(Figure scripts)
··········

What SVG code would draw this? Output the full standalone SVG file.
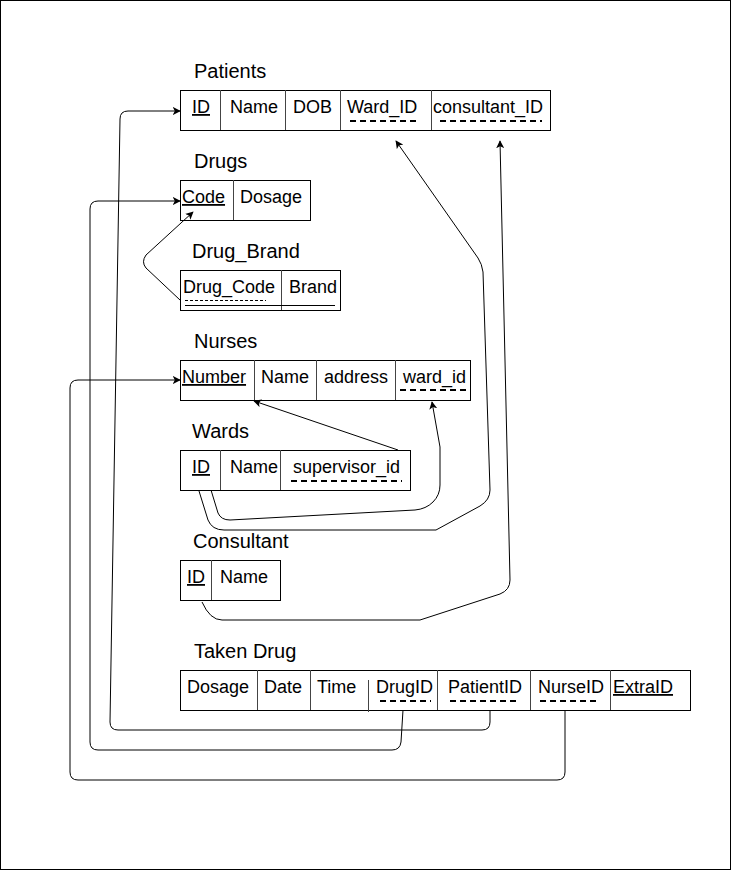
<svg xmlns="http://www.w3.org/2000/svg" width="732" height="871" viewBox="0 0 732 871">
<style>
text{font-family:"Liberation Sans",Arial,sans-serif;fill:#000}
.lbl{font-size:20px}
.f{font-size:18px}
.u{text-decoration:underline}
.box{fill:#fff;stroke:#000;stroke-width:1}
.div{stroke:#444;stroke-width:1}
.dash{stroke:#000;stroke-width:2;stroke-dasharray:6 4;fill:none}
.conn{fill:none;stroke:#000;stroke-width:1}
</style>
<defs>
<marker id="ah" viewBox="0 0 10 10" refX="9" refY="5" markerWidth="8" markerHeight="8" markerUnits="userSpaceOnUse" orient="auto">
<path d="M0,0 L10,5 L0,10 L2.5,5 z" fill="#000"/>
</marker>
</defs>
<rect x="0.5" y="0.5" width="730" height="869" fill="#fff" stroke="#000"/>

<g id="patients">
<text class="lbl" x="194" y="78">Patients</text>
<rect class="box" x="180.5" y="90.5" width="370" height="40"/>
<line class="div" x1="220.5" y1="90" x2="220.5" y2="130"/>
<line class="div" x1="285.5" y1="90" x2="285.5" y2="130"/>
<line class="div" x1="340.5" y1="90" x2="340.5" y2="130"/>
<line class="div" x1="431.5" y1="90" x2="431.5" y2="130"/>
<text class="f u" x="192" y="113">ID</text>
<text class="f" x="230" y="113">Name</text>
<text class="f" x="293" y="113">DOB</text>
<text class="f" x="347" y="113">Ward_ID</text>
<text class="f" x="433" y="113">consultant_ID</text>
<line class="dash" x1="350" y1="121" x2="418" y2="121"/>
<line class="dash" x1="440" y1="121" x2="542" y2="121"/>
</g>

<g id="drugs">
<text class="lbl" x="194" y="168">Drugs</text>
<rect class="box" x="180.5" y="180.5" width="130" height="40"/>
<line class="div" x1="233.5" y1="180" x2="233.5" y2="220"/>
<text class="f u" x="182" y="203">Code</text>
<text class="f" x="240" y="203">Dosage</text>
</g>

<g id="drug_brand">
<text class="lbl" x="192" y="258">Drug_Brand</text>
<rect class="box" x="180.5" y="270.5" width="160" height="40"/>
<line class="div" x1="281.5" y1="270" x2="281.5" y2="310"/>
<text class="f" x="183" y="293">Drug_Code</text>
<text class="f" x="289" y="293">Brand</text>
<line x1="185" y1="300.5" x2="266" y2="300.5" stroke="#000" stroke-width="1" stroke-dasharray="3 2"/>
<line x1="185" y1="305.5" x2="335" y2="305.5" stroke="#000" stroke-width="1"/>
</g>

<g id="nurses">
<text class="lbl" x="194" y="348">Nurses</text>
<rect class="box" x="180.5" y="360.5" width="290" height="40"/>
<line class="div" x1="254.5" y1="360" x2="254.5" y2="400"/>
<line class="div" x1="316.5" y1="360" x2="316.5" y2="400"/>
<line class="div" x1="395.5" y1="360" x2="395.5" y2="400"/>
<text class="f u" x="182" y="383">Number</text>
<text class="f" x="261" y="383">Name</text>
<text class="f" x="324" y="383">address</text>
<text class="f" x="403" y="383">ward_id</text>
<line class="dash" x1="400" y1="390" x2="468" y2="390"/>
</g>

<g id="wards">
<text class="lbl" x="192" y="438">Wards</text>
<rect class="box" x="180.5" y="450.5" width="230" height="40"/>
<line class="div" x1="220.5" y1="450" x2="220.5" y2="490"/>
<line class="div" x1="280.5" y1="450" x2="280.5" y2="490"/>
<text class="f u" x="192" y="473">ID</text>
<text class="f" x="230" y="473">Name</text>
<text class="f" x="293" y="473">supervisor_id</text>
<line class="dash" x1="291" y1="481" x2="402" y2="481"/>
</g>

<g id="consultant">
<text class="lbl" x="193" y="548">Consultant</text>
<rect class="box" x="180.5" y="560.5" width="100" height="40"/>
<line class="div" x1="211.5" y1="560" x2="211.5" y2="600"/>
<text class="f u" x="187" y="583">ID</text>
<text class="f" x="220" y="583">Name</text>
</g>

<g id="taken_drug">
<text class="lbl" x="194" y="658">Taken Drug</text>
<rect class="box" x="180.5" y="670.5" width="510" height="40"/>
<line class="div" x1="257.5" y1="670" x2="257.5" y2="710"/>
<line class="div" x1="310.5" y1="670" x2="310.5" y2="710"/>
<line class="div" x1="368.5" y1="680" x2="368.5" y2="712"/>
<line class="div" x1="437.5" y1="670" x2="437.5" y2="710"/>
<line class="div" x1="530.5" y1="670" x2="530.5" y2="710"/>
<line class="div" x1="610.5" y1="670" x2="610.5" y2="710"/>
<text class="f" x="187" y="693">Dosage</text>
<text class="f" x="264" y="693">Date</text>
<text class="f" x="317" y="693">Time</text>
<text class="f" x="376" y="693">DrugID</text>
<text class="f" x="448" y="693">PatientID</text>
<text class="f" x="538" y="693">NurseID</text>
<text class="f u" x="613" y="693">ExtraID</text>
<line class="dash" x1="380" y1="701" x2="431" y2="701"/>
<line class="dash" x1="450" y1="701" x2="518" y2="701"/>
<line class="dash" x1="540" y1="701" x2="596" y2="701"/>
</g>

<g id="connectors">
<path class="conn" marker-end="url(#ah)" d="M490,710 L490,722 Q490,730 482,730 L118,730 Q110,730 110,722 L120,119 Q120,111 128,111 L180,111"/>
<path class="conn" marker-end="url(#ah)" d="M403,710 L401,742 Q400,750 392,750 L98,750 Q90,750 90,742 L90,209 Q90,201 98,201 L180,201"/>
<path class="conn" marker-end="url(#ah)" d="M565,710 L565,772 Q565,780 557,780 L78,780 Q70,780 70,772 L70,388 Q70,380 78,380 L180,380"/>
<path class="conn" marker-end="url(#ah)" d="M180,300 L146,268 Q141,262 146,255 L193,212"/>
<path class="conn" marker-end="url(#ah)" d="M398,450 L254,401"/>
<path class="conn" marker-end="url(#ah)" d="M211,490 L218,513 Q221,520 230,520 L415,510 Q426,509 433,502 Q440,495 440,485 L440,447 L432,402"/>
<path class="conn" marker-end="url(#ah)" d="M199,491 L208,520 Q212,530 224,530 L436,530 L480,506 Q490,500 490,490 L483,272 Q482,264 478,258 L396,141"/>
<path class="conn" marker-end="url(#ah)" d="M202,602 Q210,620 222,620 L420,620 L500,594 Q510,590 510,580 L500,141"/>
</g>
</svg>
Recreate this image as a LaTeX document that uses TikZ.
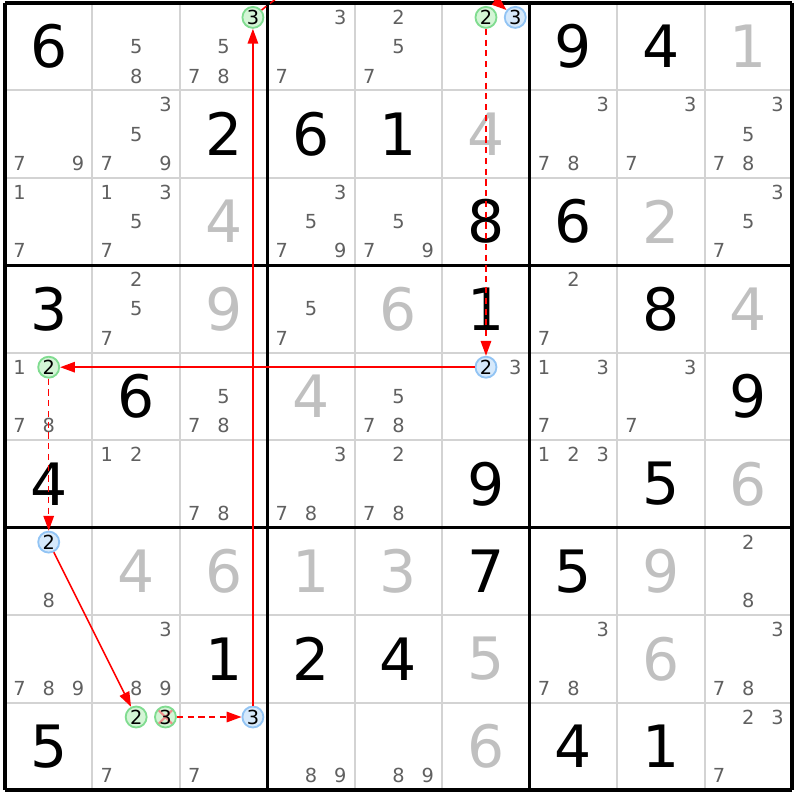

··········

**DIRECTION**
Transcribe the full listing character for character. Pictures are excluded.

**THE RESPONSE**
What SVG code would draw this? Output the full standalone SVG file.
<svg xmlns="http://www.w3.org/2000/svg" width="732" height="871" viewBox="0 0 732 871">
<style>
text{font-family:"Liberation Sans",Arial,sans-serif;fill:#000}
.lbl{font-size:20px}
.f{font-size:18px}
.u{text-decoration:underline}
.box{fill:#fff;stroke:#000;stroke-width:1}
.div{stroke:#444;stroke-width:1}
.dash{stroke:#000;stroke-width:2;stroke-dasharray:6 4;fill:none}
.conn{fill:none;stroke:#000;stroke-width:1}
</style>
<defs>
<marker id="ah" viewBox="0 0 10 10" refX="9" refY="5" markerWidth="8" markerHeight="8" markerUnits="userSpaceOnUse" orient="auto">
<path d="M0,0 L10,5 L0,10 L2.5,5 z" fill="#000"/>
</marker>
</defs>
<rect x="0.5" y="0.5" width="730" height="869" fill="#fff" stroke="#000"/>

<g id="patients">
<text class="lbl" x="194" y="78">Patients</text>
<rect class="box" x="180.5" y="90.5" width="370" height="40"/>
<line class="div" x1="220.5" y1="90" x2="220.5" y2="130"/>
<line class="div" x1="285.5" y1="90" x2="285.5" y2="130"/>
<line class="div" x1="340.5" y1="90" x2="340.5" y2="130"/>
<line class="div" x1="431.5" y1="90" x2="431.5" y2="130"/>
<text class="f u" x="192" y="113">ID</text>
<text class="f" x="230" y="113">Name</text>
<text class="f" x="293" y="113">DOB</text>
<text class="f" x="347" y="113">Ward_ID</text>
<text class="f" x="433" y="113">consultant_ID</text>
<line class="dash" x1="350" y1="121" x2="418" y2="121"/>
<line class="dash" x1="440" y1="121" x2="542" y2="121"/>
</g>

<g id="drugs">
<text class="lbl" x="194" y="168">Drugs</text>
<rect class="box" x="180.5" y="180.5" width="130" height="40"/>
<line class="div" x1="233.5" y1="180" x2="233.5" y2="220"/>
<text class="f u" x="182" y="203">Code</text>
<text class="f" x="240" y="203">Dosage</text>
</g>

<g id="drug_brand">
<text class="lbl" x="192" y="258">Drug_Brand</text>
<rect class="box" x="180.5" y="270.5" width="160" height="40"/>
<line class="div" x1="281.5" y1="270" x2="281.5" y2="310"/>
<text class="f" x="183" y="293">Drug_Code</text>
<text class="f" x="289" y="293">Brand</text>
<line x1="185" y1="300.5" x2="266" y2="300.5" stroke="#000" stroke-width="1" stroke-dasharray="3 2"/>
<line x1="185" y1="305.5" x2="335" y2="305.5" stroke="#000" stroke-width="1"/>
</g>

<g id="nurses">
<text class="lbl" x="194" y="348">Nurses</text>
<rect class="box" x="180.5" y="360.5" width="290" height="40"/>
<line class="div" x1="254.5" y1="360" x2="254.5" y2="400"/>
<line class="div" x1="316.5" y1="360" x2="316.5" y2="400"/>
<line class="div" x1="395.5" y1="360" x2="395.5" y2="400"/>
<text class="f u" x="182" y="383">Number</text>
<text class="f" x="261" y="383">Name</text>
<text class="f" x="324" y="383">address</text>
<text class="f" x="403" y="383">ward_id</text>
<line class="dash" x1="400" y1="390" x2="468" y2="390"/>
</g>

<g id="wards">
<text class="lbl" x="192" y="438">Wards</text>
<rect class="box" x="180.5" y="450.5" width="230" height="40"/>
<line class="div" x1="220.5" y1="450" x2="220.5" y2="490"/>
<line class="div" x1="280.5" y1="450" x2="280.5" y2="490"/>
<text class="f u" x="192" y="473">ID</text>
<text class="f" x="230" y="473">Name</text>
<text class="f" x="293" y="473">supervisor_id</text>
<line class="dash" x1="291" y1="481" x2="402" y2="481"/>
</g>

<g id="consultant">
<text class="lbl" x="193" y="548">Consultant</text>
<rect class="box" x="180.5" y="560.5" width="100" height="40"/>
<line class="div" x1="211.5" y1="560" x2="211.5" y2="600"/>
<text class="f u" x="187" y="583">ID</text>
<text class="f" x="220" y="583">Name</text>
</g>

<g id="taken_drug">
<text class="lbl" x="194" y="658">Taken Drug</text>
<rect class="box" x="180.5" y="670.5" width="510" height="40"/>
<line class="div" x1="257.5" y1="670" x2="257.5" y2="710"/>
<line class="div" x1="310.5" y1="670" x2="310.5" y2="710"/>
<line class="div" x1="368.5" y1="680" x2="368.5" y2="712"/>
<line class="div" x1="437.5" y1="670" x2="437.5" y2="710"/>
<line class="div" x1="530.5" y1="670" x2="530.5" y2="710"/>
<line class="div" x1="610.5" y1="670" x2="610.5" y2="710"/>
<text class="f" x="187" y="693">Dosage</text>
<text class="f" x="264" y="693">Date</text>
<text class="f" x="317" y="693">Time</text>
<text class="f" x="376" y="693">DrugID</text>
<text class="f" x="448" y="693">PatientID</text>
<text class="f" x="538" y="693">NurseID</text>
<text class="f u" x="613" y="693">ExtraID</text>
<line class="dash" x1="380" y1="701" x2="431" y2="701"/>
<line class="dash" x1="450" y1="701" x2="518" y2="701"/>
<line class="dash" x1="540" y1="701" x2="596" y2="701"/>
</g>

<g id="connectors">
<path class="conn" marker-end="url(#ah)" d="M490,710 L490,722 Q490,730 482,730 L118,730 Q110,730 110,722 L120,119 Q120,111 128,111 L180,111"/>
<path class="conn" marker-end="url(#ah)" d="M403,710 L401,742 Q400,750 392,750 L98,750 Q90,750 90,742 L90,209 Q90,201 98,201 L180,201"/>
<path class="conn" marker-end="url(#ah)" d="M565,710 L565,772 Q565,780 557,780 L78,780 Q70,780 70,772 L70,388 Q70,380 78,380 L180,380"/>
<path class="conn" marker-end="url(#ah)" d="M180,300 L146,268 Q141,262 146,255 L193,212"/>
<path class="conn" marker-end="url(#ah)" d="M398,450 L254,401"/>
<path class="conn" marker-end="url(#ah)" d="M211,490 L218,513 Q221,520 230,520 L415,510 Q426,509 433,502 Q440,495 440,485 L440,447 L432,402"/>
<path class="conn" marker-end="url(#ah)" d="M199,491 L208,520 Q212,530 224,530 L436,530 L480,506 Q490,500 490,490 L483,272 Q482,264 478,258 L396,141"/>
<path class="conn" marker-end="url(#ah)" d="M202,602 Q210,620 222,620 L420,620 L500,594 Q510,590 510,580 L500,141"/>
</g>
</svg>
Recreate this image as a LaTeX document that uses TikZ.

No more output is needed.